Track Internal Temperature, Not Just Time
Cook time charts help with planning, but they do not know your oven quirks. A thermometer in the thickest part of the breast and thigh gives you real data. According to the safe minimum internal temperature chart from FoodSafety.gov, turkey is safe once the meat reaches 165 degrees Fahrenheit.
Many experienced cooks pull the bird from the oven when the breast reaches about 160 degrees Fahrenheit, since carryover heat lifts it higher while it rests. Thighs can cook into the low 170s because dark meat has more connective tissue and stays tender.
Rest Before Carving
Once the turkey is out of the oven, tension inside the meat needs time to settle. If you cut into it right away, hot juice streams out and never returns. A rest of twenty to thirty minutes, loosely tented with foil, lets the temperature even out and keeps more moisture in each slice.
Brining And Seasoning Options For A Moist Turkey
Dry brining is still the easiest way to keep turkey juicy at home, but other methods help too. Wet brines, spice rubs, and butter under the skin all shift how much moisture the meat holds and how bold the flavor tastes.
Dry Brine Versus Wet Brine
A wet brine fully submerges the turkey in salted water that carries seasoning into the meat. It can give softer slices but needs a big food safe container and refrigerator room. Dry brining only uses salt on the surface, saves space, and keeps the skin crisper.

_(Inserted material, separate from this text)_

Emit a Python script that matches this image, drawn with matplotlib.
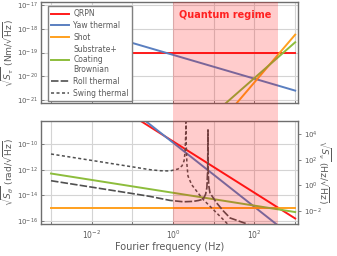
import numpy as np
import matplotlib.pyplot as plt
from matplotlib.patches import Rectangle
from matplotlib.ticker import FixedLocator, NullLocator

# power-law curves: values at the two ends of the band (1 mHz .. 1 kHz)
freq_ends = [1e-3, 1e3]
torque_qrpn = [1e-19, 1e-19]
torque_yaw = [10**-17.6, 10**-20.6]
torque_shot = [10**-30.25, 10**-18.25]
torque_brown = [10**-27.57, 10**-18.57]

angle_qrpn = [10**-3.8, 10**-15.8]
angle_yaw = [10**-2.4, 10**-17.4]
angle_shot = [1e-15, 1e-15]
angle_brown = [10**-12.3, 10**-15.3]

swing_logf = [-3.0, -2.0, -1.0, -0.57, -0.32, -0.08, 0.12, 0.22, 0.27, 0.295, 0.312,
              0.3165, 0.3175, 0.322, 0.34, 0.366, 0.457, 0.58, 0.742, 0.948, 1.152, 1.275, 1.45]
swing_logt = [-10.78, -11.28, -11.78, -12.0, -12.08, -12.1, -11.95, -11.7, -11.3, -10.6, -9.0,
              -7.0, -7.0, -10.0, -11.6, -12.5, -13.17, -13.68, -14.33, -14.98, -15.63, -16.02, -16.6]
roll_logf = [-3.0, -2.0, -1.0, -0.57, -0.08, 0.25, 0.49, 0.62, 0.74, 0.8, 0.83, 0.85, 0.8565,
             0.8575, 0.862, 0.875, 0.906, 1.07, 1.233, 1.4, 1.82, 1.9]
roll_logt = [-12.86, -13.36, -13.86, -14.08, -14.39, -14.5, -14.47, -14.4, -14.3, -13.9, -13.4, -12.0, -8.9,
             -8.9, -12.0, -13.2, -13.81, -14.59, -15.21, -15.76, -16.23, -16.4]

quantum_band = [1.0, 380.0]

c_red = '#ff1a1a'
c_blue = '#5a7fc0'
c_orange = '#ffa01e'
c_green = '#8dbd3c'
c_gray = '#505050'
frame = '#6e6e6e'
txt = '#5a5a5a'
grid_c = '#d4d4d4'

W, H = 337, 256
fig = plt.figure(figsize=(W / 100, H / 100), dpi=100)
ax1 = fig.add_axes([41 / W, 1 - 103 / H, 257 / W, 101 / H])
ax2 = fig.add_axes([41 / W, 1 - 224 / H, 257 / W, 103 / H])
ax3 = ax2.twinx()

xlim = (10**-3.246, 10**3.069)
lw = 1.4

ax1.plot(freq_ends, torque_qrpn, color=c_red, lw=lw, label='QRPN')
ax1.plot(freq_ends, torque_yaw, color=c_blue, lw=lw, label='Yaw thermal')
ax1.plot(freq_ends, torque_shot, color=c_orange, lw=lw, label='Shot')
ax1.plot(freq_ends, torque_brown, color=c_green, lw=lw, label='Substrate+\nCoating\nBrownian')
ax1.plot([], [], color=c_gray, lw=1.2, ls=(0, (4.5, 1.3)), label='Roll thermal')
ax1.plot([], [], color=c_gray, lw=1.1, ls=(0, (2.0, 1.6)), label='Swing thermal')

ax2.plot(freq_ends, angle_qrpn, color=c_red, lw=lw)
ax2.plot(freq_ends, angle_yaw, color=c_blue, lw=lw)
ax2.plot(freq_ends, angle_shot, color=c_orange, lw=lw)
ax2.plot(freq_ends, angle_brown, color=c_green, lw=lw)
ax2.plot(10**np.array(roll_logf), 10**np.array(roll_logt), color=c_gray, lw=1.2, ls=(0, (4.5, 1.3)))
ax2.plot(10**np.array(swing_logf), 10**np.array(swing_logt), color=c_gray, lw=1.1, ls=(0, (2.0, 1.6)))

for ax in (ax1, ax2):
    ax.set_xscale('log')
    ax.set_yscale('log')
    ax.set_xlim(*xlim)
    ax.set_facecolor('none')
    ax.xaxis.set_major_locator(FixedLocator([10.0**k for k in range(-3, 4)]))
    ax.xaxis.set_minor_locator(NullLocator())
    ax.yaxis.set_minor_locator(NullLocator())
    ax.grid(True, color=grid_c, lw=0.8)
    ax.set_axisbelow(True)
    for s in ax.spines.values():
        s.set_color(frame)
        s.set_linewidth(1.0)
    ax.tick_params(direction='in', length=2, width=0.6, colors=frame,
                   labelcolor=txt, labelsize=5, pad=2)

ax1.set_ylim(10**-21.12, 10**-16.88)
ax1.set_yticks([10.0**k for k in range(-21, -16)])
ax1.yaxis.set_minor_locator(NullLocator())
ax1.set_xticklabels([])

ax2.set_ylim(10**-16.23, 10**-8.21)
ax2.set_yticks([1e-16, 1e-14, 1e-12, 1e-10])
ax2.yaxis.set_minor_locator(NullLocator())
ax2.set_xticklabels(['', r'$10^{-2}$', '', r'$10^{0}$', '', r'$10^{2}$', ''])
ax2.tick_params(axis='x', labelsize=5.5, pad=3)
ax2.set_xlabel('Fourier frequency (Hz)', fontsize=7, color=txt, labelpad=1)

ax3.set_yscale('log')
ax3.set_ylim(1e-3, 1e5)
ax3.set_yticks([1e-2, 1, 1e2, 1e4])
ax3.yaxis.set_minor_locator(NullLocator())
ax3.tick_params(direction='out', length=2, width=0.6, colors=frame,
                labelcolor=txt, labelsize=5, pad=2)
for s in ax3.spines.values():
    s.set_visible(False)

ax1.set_ylabel(r'$\sqrt{S_{\tau}}$ (Nm/$\sqrt{\mathrm{Hz}}$)', fontsize=6.6, color=txt, labelpad=1)
ax2.set_ylabel(r'$\sqrt{S_{\theta}}$ (rad/$\sqrt{\mathrm{Hz}}$)', fontsize=6.6, color=txt, labelpad=1)
ax3.set_ylabel(r'$\sqrt{S_{\nu}}$ (Hz/$\sqrt{\mathrm{Hz}}$)', fontsize=6.6, color=txt,
               rotation=270, labelpad=8)

leg = ax1.legend(loc='upper left', bbox_to_anchor=(0.012, 1.0), fontsize=5.5,
                 handlelength=2.3, handletextpad=0.6, labelspacing=0.38,
                 borderpad=0.45, fancybox=False, framealpha=1)
leg.get_frame().set_edgecolor('#808080')
leg.get_frame().set_linewidth(1.0)
for t in leg.get_texts():
    t.set_color(txt)
    t.set_linespacing(1.15)

# shaded band across both panels and the gap between them
to_fig = fig.transFigure.inverted()
x0 = to_fig.transform(ax2.transData.transform((quantum_band[0], 1e-12)))[0]
x1 = to_fig.transform(ax2.transData.transform((quantum_band[1], 1e-12)))[0]
y0 = ax2.get_position().y0
y1 = ax1.get_position().y1
fig.patches.append(Rectangle((x0, y0), x1 - x0, y1 - y0, transform=fig.transFigure,
                             facecolor='#ff0000', alpha=0.2, edgecolor='none', zorder=1))
fig.text((x0 + x1) / 2, 1 - 15 / H, 'Quantum regime', color='#ff2020', fontsize=7,
         fontweight='bold', ha='center', va='center', zorder=3)

fig.savefig('out.png', dpi=100)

Spice Rubs, Butter, And Basting
Spice rubs add color and flavor on the outside, while soft butter or oil under the skin feeds fat into the lean breast as it cooks. Basting now and then is fine, yet the real moisture gains come from salt, added fat, and careful temperature control.
Roasting Times And Temperatures For Moist Results
Minute-per-pound charts are only a starting point, but they help shape the day. Plan a cushion for rest time and last minute tasks. Then back into your start time from when you want to serve.
| Turkey Weight | Approximate Time At 325°F | Moisture Tip |
|---|---|---|
| 8 to 12 pounds | 2¾ to 3 hours | Check temperature near the early end of the range |
| 12 to 14 pounds | 3 to 3¾ hours | Tent breast with foil once skin browns |
| 14 to 18 pounds | 3¾ to 4¼ hours | Rotate pan once during roasting for even color |
| 18 to 20 pounds | 4¼ to 4½ hours | Two smaller birds often roast better |
| Turkey breast, 4 to 8 pounds | 1½ to 3¼ hours | Pull at temperature and rest well to avoid dryness |
| Spatchcocked turkey | Shorter by 20 to 30 percent | Flatter shape cooks faster and more evenly |
These figures assume an unstuffed bird at 325 degrees Fahrenheit in a regular oven. Stuffing increases cook time and complicates temperature checks, so many cooks bake dressing on the side for both safety and moisture.
Resting, Carving, And Leftovers Without Dryness
Moisture gains can vanish in the last half hour if carving turns rough or leftovers sit out too long. Gentle handling protects the work you did during prep and roasting.
Carve In Large Sections First
Instead of slicing the turkey while it stands upright on the platter, move it to a cutting board. Remove the legs and thighs as whole pieces, then separate the drumsticks from the thighs. Next, cut along the breastbone and rib cage to lift each breast half away in one large piece.
Once the big sections are off the carcass, slice them across the grain into neat pieces. This keeps juice inside each slice and spreads out the crispy skin so every plate gets a good share.
Hold And Reheat Leftovers Gently
Refrigerate leftover turkey within two hours in shallow containers. Large chunks cool faster than tiny shreds, so leave slices thick. When you reheat, add a splash of stock, tent the dish with foil, and warm the meat until hot to keep it moist.
Moist Turkey Game Plan At A Glance
By now, that question about how to get a moist turkey should feel simple. You just salt ahead, control oven heat, watch internal temperature, and give the bird time to rest.
So when friends ask “how do you get a moist turkey?”, you can answer with calm. Start with the right bird, brine with care, add fat, roast with a thermometer, and carve gently.